§ GIVEN INSTRUCTION
What lines of the data hold the string "Apache"? Pull each one out.

[Charts and diagrams as code]

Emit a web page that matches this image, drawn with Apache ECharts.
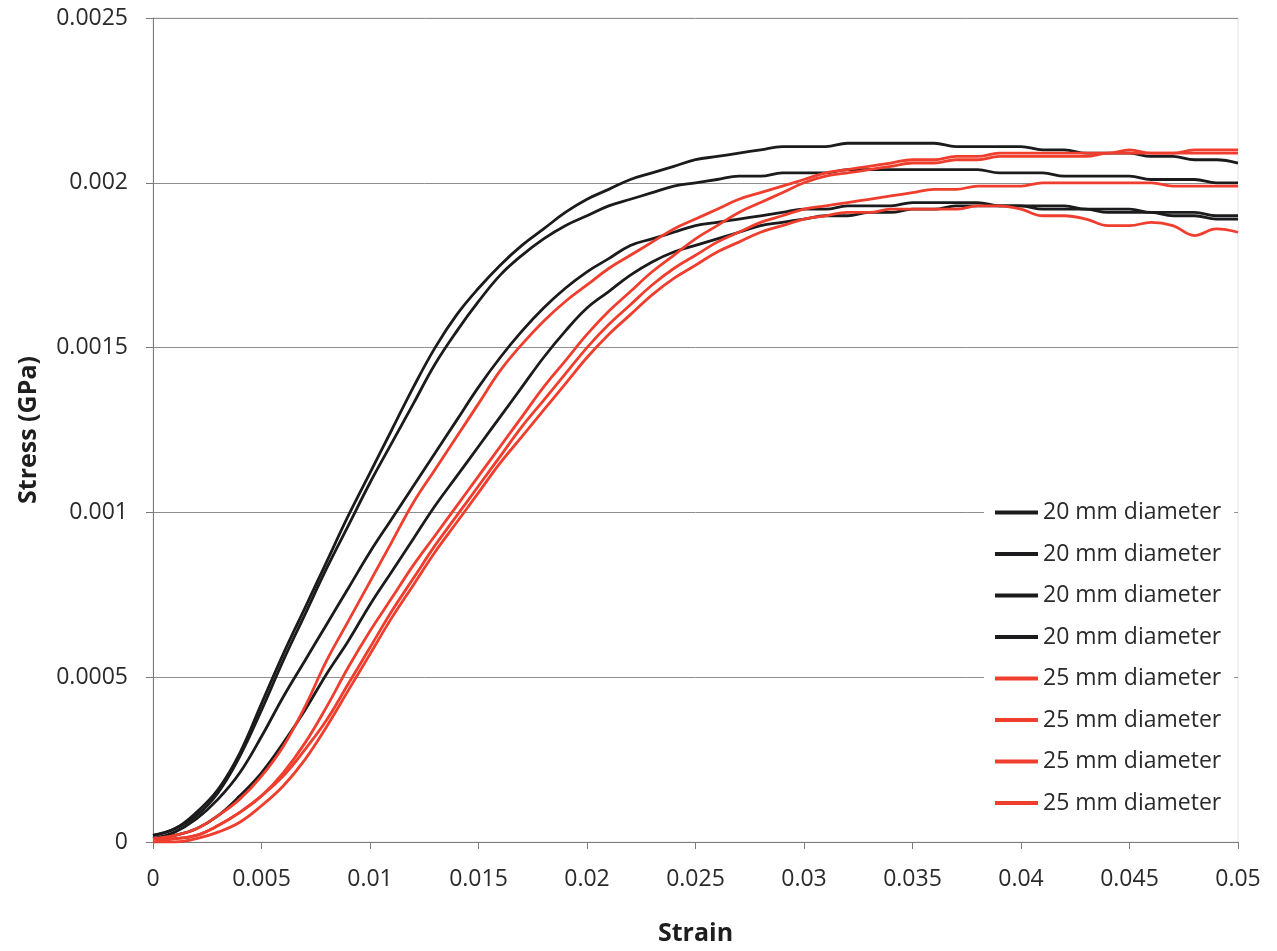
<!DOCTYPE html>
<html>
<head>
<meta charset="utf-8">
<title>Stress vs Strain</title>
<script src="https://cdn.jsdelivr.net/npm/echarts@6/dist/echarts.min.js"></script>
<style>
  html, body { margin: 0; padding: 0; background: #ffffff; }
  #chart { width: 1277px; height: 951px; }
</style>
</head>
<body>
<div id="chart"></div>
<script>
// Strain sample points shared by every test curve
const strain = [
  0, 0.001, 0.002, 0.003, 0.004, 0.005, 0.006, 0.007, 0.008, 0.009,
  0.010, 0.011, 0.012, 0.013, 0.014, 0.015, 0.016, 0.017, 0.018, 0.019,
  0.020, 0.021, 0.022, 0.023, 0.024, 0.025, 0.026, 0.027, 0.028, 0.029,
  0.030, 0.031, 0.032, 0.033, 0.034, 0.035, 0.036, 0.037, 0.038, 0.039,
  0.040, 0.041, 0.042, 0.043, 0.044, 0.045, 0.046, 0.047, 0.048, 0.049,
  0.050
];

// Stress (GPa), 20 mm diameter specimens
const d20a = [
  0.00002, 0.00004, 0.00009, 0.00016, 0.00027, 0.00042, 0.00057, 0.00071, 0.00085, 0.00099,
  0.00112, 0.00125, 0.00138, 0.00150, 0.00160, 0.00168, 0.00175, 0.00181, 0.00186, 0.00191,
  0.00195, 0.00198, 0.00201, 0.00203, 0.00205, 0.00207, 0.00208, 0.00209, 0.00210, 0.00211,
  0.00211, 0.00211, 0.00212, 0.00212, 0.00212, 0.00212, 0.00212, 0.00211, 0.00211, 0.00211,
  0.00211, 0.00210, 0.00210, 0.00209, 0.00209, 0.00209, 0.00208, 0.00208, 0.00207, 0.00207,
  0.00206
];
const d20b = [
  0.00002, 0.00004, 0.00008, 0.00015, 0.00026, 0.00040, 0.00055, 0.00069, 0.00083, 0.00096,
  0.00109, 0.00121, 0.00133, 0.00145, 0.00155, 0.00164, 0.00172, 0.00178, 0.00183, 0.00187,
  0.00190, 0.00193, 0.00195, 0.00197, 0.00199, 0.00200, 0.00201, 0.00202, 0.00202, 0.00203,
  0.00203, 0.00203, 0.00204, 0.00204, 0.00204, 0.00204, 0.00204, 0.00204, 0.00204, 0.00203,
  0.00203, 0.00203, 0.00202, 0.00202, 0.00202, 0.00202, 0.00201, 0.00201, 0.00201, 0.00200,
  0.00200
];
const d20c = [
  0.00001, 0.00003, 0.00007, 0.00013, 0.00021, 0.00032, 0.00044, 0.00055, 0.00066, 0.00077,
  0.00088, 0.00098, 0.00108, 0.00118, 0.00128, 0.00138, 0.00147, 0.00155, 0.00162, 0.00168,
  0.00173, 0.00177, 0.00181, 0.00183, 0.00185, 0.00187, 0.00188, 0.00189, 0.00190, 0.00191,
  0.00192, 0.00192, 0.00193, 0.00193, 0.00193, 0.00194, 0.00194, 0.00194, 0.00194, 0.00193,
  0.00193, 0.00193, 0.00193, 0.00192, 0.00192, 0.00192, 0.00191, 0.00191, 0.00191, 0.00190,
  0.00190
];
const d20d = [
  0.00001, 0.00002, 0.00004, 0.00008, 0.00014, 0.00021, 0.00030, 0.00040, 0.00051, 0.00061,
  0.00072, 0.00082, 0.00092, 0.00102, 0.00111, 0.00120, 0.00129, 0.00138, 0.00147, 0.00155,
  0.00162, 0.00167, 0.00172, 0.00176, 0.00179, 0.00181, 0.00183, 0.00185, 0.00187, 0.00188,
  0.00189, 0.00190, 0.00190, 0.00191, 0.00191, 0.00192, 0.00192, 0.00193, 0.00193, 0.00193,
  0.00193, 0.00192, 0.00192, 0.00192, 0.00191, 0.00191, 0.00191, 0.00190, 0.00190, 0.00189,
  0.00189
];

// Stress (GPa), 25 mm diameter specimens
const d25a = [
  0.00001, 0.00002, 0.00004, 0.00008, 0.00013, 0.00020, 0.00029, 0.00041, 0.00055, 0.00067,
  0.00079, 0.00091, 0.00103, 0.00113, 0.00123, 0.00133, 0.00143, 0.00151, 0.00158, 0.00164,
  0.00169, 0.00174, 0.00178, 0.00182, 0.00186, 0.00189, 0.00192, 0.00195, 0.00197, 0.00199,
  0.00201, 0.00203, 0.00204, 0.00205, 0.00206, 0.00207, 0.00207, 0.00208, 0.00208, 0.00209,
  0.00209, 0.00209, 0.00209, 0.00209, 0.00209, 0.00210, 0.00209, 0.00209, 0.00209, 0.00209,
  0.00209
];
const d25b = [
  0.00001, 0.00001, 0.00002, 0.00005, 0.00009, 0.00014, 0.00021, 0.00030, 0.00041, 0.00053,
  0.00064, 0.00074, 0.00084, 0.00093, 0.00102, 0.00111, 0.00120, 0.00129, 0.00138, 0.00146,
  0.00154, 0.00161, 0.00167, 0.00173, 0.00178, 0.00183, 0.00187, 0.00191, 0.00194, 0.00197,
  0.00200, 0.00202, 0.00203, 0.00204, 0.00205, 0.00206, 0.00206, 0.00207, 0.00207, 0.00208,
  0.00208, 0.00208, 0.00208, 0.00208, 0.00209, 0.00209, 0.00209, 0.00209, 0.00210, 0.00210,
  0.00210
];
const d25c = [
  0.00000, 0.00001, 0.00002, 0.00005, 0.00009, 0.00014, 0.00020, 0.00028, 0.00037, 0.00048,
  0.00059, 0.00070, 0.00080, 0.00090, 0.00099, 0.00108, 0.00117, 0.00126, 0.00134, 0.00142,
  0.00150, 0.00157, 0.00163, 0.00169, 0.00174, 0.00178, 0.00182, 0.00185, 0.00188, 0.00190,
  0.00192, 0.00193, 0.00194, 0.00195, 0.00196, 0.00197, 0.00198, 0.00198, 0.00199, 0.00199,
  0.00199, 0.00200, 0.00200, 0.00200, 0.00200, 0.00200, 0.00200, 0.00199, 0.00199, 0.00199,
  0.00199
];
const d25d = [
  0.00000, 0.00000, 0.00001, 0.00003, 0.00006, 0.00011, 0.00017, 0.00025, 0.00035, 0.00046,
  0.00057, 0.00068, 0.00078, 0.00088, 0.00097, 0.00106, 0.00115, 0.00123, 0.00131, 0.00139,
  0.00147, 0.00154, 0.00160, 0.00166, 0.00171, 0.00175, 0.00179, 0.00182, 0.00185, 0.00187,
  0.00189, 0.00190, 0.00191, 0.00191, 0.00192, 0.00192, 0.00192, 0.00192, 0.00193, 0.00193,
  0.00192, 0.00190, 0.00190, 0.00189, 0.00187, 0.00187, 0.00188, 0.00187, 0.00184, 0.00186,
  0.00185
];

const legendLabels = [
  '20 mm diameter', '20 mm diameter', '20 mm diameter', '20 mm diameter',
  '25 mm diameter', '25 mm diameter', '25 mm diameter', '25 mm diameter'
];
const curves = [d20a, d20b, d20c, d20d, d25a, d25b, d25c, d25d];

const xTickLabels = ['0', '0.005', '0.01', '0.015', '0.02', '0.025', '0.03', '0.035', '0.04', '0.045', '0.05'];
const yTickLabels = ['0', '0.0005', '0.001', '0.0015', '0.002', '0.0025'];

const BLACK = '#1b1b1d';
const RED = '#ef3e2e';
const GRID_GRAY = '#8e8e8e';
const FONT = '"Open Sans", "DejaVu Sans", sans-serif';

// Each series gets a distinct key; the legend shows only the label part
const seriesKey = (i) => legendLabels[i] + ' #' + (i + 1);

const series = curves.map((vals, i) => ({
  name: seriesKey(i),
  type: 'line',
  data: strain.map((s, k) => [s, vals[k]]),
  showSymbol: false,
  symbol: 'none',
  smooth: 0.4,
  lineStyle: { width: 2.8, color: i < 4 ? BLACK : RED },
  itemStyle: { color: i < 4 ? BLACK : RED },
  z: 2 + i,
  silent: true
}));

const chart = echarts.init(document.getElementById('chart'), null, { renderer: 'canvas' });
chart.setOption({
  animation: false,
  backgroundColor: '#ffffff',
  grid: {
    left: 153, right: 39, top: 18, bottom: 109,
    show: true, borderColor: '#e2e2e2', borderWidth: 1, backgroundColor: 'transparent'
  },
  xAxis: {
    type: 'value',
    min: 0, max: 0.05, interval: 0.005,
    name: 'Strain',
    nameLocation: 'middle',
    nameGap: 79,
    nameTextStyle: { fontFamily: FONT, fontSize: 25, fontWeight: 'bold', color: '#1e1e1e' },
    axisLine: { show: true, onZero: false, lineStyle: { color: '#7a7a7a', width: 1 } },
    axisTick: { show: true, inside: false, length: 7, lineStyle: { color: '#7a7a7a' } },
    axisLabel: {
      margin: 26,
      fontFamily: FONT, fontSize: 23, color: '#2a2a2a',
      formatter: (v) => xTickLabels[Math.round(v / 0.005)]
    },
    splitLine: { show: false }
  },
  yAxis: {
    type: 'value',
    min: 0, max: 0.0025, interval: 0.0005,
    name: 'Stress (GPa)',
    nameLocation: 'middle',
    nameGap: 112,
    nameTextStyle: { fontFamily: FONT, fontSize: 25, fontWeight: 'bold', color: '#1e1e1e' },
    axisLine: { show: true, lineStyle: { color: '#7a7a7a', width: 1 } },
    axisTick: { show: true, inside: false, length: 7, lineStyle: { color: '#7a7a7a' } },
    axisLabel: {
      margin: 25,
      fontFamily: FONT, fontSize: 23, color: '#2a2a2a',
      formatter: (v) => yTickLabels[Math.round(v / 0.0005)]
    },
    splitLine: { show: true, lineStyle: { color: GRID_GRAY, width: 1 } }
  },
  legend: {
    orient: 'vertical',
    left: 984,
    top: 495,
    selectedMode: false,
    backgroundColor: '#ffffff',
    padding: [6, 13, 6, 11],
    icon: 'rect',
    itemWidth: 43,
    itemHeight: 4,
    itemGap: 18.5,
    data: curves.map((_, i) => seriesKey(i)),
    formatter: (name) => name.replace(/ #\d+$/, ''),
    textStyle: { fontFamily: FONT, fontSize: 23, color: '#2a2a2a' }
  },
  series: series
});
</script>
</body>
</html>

* * *

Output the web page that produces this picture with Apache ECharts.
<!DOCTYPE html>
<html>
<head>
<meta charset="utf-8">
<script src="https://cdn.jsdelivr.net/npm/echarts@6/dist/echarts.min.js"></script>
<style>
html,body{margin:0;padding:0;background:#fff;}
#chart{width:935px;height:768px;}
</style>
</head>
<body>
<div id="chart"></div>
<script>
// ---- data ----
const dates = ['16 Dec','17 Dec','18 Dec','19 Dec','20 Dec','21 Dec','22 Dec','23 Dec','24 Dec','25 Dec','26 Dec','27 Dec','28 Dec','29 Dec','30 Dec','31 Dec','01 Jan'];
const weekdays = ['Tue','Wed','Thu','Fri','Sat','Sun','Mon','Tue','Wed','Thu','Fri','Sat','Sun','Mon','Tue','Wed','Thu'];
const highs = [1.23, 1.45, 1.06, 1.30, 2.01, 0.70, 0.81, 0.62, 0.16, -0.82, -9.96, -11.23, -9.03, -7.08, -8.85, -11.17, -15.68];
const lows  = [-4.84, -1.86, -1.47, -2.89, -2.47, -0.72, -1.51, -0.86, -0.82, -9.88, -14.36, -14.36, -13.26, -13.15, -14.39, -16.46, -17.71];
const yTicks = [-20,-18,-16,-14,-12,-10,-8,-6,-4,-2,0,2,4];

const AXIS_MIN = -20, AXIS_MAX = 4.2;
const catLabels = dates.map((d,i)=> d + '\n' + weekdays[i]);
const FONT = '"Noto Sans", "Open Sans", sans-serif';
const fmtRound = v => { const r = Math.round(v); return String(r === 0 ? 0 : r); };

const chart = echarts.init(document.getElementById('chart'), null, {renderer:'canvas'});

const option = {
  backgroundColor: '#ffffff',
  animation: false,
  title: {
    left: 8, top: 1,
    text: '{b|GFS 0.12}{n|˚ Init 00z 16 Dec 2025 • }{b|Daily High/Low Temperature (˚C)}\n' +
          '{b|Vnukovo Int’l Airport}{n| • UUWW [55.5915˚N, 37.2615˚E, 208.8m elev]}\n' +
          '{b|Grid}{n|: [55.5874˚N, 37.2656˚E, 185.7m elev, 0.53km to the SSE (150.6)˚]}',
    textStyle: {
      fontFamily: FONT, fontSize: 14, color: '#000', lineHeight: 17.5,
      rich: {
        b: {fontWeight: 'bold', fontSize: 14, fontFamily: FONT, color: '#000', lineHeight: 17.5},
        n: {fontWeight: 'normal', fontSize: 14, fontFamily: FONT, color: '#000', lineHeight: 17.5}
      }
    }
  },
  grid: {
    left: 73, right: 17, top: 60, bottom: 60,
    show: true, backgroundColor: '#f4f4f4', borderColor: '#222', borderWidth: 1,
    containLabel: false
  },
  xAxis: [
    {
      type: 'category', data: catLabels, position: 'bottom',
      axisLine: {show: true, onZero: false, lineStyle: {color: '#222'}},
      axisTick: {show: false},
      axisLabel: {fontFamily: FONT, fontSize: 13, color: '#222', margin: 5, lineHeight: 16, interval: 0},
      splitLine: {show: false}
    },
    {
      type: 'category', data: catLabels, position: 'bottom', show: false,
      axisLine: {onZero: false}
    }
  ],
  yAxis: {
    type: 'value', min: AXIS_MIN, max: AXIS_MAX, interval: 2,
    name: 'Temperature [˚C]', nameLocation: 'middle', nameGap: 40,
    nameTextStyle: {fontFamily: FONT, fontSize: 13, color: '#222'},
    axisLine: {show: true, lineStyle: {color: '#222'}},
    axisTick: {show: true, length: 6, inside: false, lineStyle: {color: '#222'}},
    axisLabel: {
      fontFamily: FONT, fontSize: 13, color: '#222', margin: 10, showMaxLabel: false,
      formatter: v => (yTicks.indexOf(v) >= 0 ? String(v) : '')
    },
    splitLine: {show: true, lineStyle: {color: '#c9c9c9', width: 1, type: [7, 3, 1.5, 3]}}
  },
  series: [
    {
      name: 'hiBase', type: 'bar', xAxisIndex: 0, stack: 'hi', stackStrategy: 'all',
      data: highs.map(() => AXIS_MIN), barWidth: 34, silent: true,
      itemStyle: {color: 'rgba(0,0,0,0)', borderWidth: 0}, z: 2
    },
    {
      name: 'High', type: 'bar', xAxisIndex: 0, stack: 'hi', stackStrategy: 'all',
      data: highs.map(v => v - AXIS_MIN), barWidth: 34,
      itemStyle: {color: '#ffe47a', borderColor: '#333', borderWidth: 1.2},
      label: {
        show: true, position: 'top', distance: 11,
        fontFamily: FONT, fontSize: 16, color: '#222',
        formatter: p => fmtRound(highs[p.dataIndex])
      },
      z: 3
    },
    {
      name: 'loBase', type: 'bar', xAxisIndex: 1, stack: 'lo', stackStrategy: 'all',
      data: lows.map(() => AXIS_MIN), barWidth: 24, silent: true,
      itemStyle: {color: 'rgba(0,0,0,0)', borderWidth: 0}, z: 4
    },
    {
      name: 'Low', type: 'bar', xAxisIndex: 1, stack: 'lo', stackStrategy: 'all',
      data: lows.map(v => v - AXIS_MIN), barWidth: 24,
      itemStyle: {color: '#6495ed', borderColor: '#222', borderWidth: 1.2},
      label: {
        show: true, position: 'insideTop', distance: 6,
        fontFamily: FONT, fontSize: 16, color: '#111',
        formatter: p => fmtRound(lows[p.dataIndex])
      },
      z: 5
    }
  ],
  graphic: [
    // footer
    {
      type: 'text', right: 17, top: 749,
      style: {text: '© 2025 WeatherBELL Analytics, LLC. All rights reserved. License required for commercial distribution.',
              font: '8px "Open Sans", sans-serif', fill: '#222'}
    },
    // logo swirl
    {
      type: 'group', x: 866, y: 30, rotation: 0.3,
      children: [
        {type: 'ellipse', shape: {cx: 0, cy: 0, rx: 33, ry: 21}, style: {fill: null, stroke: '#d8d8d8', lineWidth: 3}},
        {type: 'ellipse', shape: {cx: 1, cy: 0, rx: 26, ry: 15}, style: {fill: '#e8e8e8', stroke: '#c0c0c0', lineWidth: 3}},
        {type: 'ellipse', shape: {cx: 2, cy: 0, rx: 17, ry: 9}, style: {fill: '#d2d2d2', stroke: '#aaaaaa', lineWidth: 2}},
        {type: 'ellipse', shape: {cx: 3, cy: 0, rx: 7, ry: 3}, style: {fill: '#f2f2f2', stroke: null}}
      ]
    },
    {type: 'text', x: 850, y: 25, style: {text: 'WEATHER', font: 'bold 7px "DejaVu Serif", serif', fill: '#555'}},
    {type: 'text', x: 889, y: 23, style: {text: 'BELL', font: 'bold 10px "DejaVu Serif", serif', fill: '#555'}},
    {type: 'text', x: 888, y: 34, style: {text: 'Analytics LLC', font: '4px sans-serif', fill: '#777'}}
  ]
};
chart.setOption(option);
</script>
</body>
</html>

§ ANSWER IN FULL
Emit a web page that matches this image, drawn with Apache ECharts.
Output the web page that produces this picture with Apache ECharts.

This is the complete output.